### What the exercise asks
Set the data down again, exactly as it reads, but without the pictures.

### Dataset excerpt
◆ ◆ ◆ ◆ ◆

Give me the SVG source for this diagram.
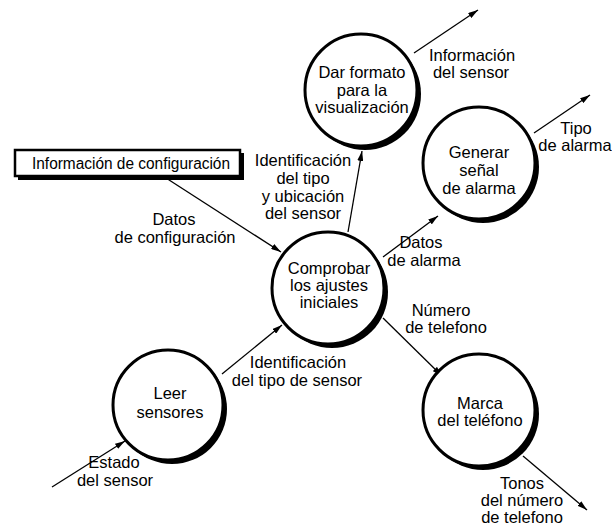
<svg xmlns="http://www.w3.org/2000/svg" width="612" height="528" viewBox="0 0 612 528">
  <style>
    .bubble { fill: #fff; stroke: #000; stroke-width: 3; }
    .shade { fill: #000; }
    .flow { fill: none; stroke: #000; stroke-width: 1.3; marker-end: url(#head); }
    text { font-family: "Liberation Sans", Arial, sans-serif; font-size: 16.5px; fill: #000; text-anchor: middle; }
    .store { font-size: 16px; }
  </style>
  <defs>
    <marker id="head" viewBox="0 0 10 6" refX="10" refY="3" markerWidth="10" markerHeight="6" markerUnits="userSpaceOnUse" orient="auto">
      <path d="M0,0 L10,3 L0,6 Z" fill="#000"/>
    </marker>
  </defs>
  <rect width="612" height="528" fill="#fff"/>

  <!-- data flows -->
  <g id="connectors">
    <line class="flow" x1="414" y1="53" x2="478" y2="10"/>
    <line class="flow" x1="534" y1="133" x2="590" y2="95"/>
    <line class="flow" x1="348" y1="232" x2="362" y2="151"/>
    <line class="flow" x1="166" y1="178" x2="281" y2="252"/>
    <line class="flow" x1="383" y1="257" x2="438" y2="216"/>
    <line class="flow" x1="383" y1="318" x2="442" y2="376"/>
    <line class="flow" x1="523" y1="456" x2="587" y2="510"/>
    <line class="flow" x1="222" y1="374" x2="282" y2="325"/>
    <line class="flow" x1="52" y1="487" x2="125" y2="441"/>
  </g>

  <!-- flow labels -->
  <g id="labels">
    <text x="472" y="61">Información</text>
    <text x="471" y="78">del sensor</text>
    <text x="576" y="134">Tipo</text>
    <text x="575" y="151">de alarma</text>
    <text x="303" y="166">Identificación</text>
    <text x="303" y="184">del tipo</text>
    <text x="303" y="202">y ubicación</text>
    <text x="303" y="219">del sensor</text>
    <text x="174" y="225">Datos</text>
    <text x="175" y="243">de configuración</text>
    <text x="421" y="248">Datos</text>
    <text x="424" y="266">de alarma</text>
    <text x="441" y="316">Número</text>
    <text x="446" y="333">de telefono</text>
    <text x="298" y="368">Identificación</text>
    <text x="297" y="386">del tipo de sensor</text>
    <text x="114" y="468">Estado</text>
    <text x="115" y="486">del sensor</text>
    <text x="522" y="489">Tonos</text>
    <text x="522" y="506">del número</text>
    <text x="522" y="523">de telefono</text>
  </g>

  <!-- external entity -->
  <g id="config-store">
    <rect class="shade" x="18" y="153" width="226" height="27"/>
    <rect x="15" y="150" width="225" height="26" fill="#fff" stroke="#000" stroke-width="2.5"/>
    <text class="store" x="131" y="169" textLength="198" lengthAdjust="spacingAndGlyphs">Información de configuración</text>
  </g>

  <!-- processes -->
  <g id="format-display">
    <circle class="shade" cx="365" cy="94" r="56"/>
    <circle class="bubble" cx="361" cy="90" r="56"/>
    <text x="362" y="78">Dar formato</text>
    <text x="362" y="96">para la</text>
    <text x="362" y="113">visualización</text>
  </g>

  <g id="alarm-signal">
    <circle class="shade" cx="483" cy="167" r="56"/>
    <circle class="bubble" cx="479" cy="163" r="56"/>
    <text x="479" y="158">Generar</text>
    <text x="479" y="176">señal</text>
    <text x="479" y="194">de alarma</text>
  </g>

  <g id="check-settings">
    <circle class="shade" cx="332" cy="292" r="56"/>
    <circle class="bubble" cx="328" cy="288" r="56"/>
    <text x="329" y="274">Comprobar</text>
    <text x="329" y="291">los ajustes</text>
    <text x="329" y="308">iniciales</text>
  </g>

  <g id="read-sensors">
    <circle class="shade" cx="172" cy="409" r="55"/>
    <circle class="bubble" cx="168" cy="405" r="55"/>
    <text x="170" y="399">Leer</text>
    <text x="170" y="418">sensores</text>
  </g>

  <g id="dial-phone">
    <circle class="shade" cx="483" cy="414" r="56"/>
    <circle class="bubble" cx="479" cy="410" r="56"/>
    <text x="480" y="409">Marca</text>
    <text x="480" y="426">del teléfono</text>
  </g>
</svg>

◆ ◆ ◆ ◆ ◆

### Solved exercise
Give me the SVG source for this diagram.
<svg xmlns="http://www.w3.org/2000/svg" width="612" height="528" viewBox="0 0 612 528">
  <style>
    .bubble { fill: #fff; stroke: #000; stroke-width: 3; }
    .shade { fill: #000; }
    .flow { fill: none; stroke: #000; stroke-width: 1.3; marker-end: url(#head); }
    text { font-family: "Liberation Sans", Arial, sans-serif; font-size: 16.5px; fill: #000; text-anchor: middle; }
    .store { font-size: 16px; }
  </style>
  <defs>
    <marker id="head" viewBox="0 0 10 6" refX="10" refY="3" markerWidth="10" markerHeight="6" markerUnits="userSpaceOnUse" orient="auto">
      <path d="M0,0 L10,3 L0,6 Z" fill="#000"/>
    </marker>
  </defs>
  <rect width="612" height="528" fill="#fff"/>

  <!-- data flows -->
  <g id="connectors">
    <line class="flow" x1="414" y1="53" x2="478" y2="10"/>
    <line class="flow" x1="534" y1="133" x2="590" y2="95"/>
    <line class="flow" x1="348" y1="232" x2="362" y2="151"/>
    <line class="flow" x1="166" y1="178" x2="281" y2="252"/>
    <line class="flow" x1="383" y1="257" x2="438" y2="216"/>
    <line class="flow" x1="383" y1="318" x2="442" y2="376"/>
    <line class="flow" x1="523" y1="456" x2="587" y2="510"/>
    <line class="flow" x1="222" y1="374" x2="282" y2="325"/>
    <line class="flow" x1="52" y1="487" x2="125" y2="441"/>
  </g>

  <!-- flow labels -->
  <g id="labels">
    <text x="472" y="61">Información</text>
    <text x="471" y="78">del sensor</text>
    <text x="576" y="134">Tipo</text>
    <text x="575" y="151">de alarma</text>
    <text x="303" y="166">Identificación</text>
    <text x="303" y="184">del tipo</text>
    <text x="303" y="202">y ubicación</text>
    <text x="303" y="219">del sensor</text>
    <text x="174" y="225">Datos</text>
    <text x="175" y="243">de configuración</text>
    <text x="421" y="248">Datos</text>
    <text x="424" y="266">de alarma</text>
    <text x="441" y="316">Número</text>
    <text x="446" y="333">de telefono</text>
    <text x="298" y="368">Identificación</text>
    <text x="297" y="386">del tipo de sensor</text>
    <text x="114" y="468">Estado</text>
    <text x="115" y="486">del sensor</text>
    <text x="522" y="489">Tonos</text>
    <text x="522" y="506">del número</text>
    <text x="522" y="523">de telefono</text>
  </g>

  <!-- external entity -->
  <g id="config-store">
    <rect class="shade" x="18" y="153" width="226" height="27"/>
    <rect x="15" y="150" width="225" height="26" fill="#fff" stroke="#000" stroke-width="2.5"/>
    <text class="store" x="131" y="169" textLength="198" lengthAdjust="spacingAndGlyphs">Información de configuración</text>
  </g>

  <!-- processes -->
  <g id="format-display">
    <circle class="shade" cx="365" cy="94" r="56"/>
    <circle class="bubble" cx="361" cy="90" r="56"/>
    <text x="362" y="78">Dar formato</text>
    <text x="362" y="96">para la</text>
    <text x="362" y="113">visualización</text>
  </g>

  <g id="alarm-signal">
    <circle class="shade" cx="483" cy="167" r="56"/>
    <circle class="bubble" cx="479" cy="163" r="56"/>
    <text x="479" y="158">Generar</text>
    <text x="479" y="176">señal</text>
    <text x="479" y="194">de alarma</text>
  </g>

  <g id="check-settings">
    <circle class="shade" cx="332" cy="292" r="56"/>
    <circle class="bubble" cx="328" cy="288" r="56"/>
    <text x="329" y="274">Comprobar</text>
    <text x="329" y="291">los ajustes</text>
    <text x="329" y="308">iniciales</text>
  </g>

  <g id="read-sensors">
    <circle class="shade" cx="172" cy="409" r="55"/>
    <circle class="bubble" cx="168" cy="405" r="55"/>
    <text x="170" y="399">Leer</text>
    <text x="170" y="418">sensores</text>
  </g>

  <g id="dial-phone">
    <circle class="shade" cx="483" cy="414" r="56"/>
    <circle class="bubble" cx="479" cy="410" r="56"/>
    <text x="480" y="409">Marca</text>
    <text x="480" y="426">del teléfono</text>
  </g>
</svg>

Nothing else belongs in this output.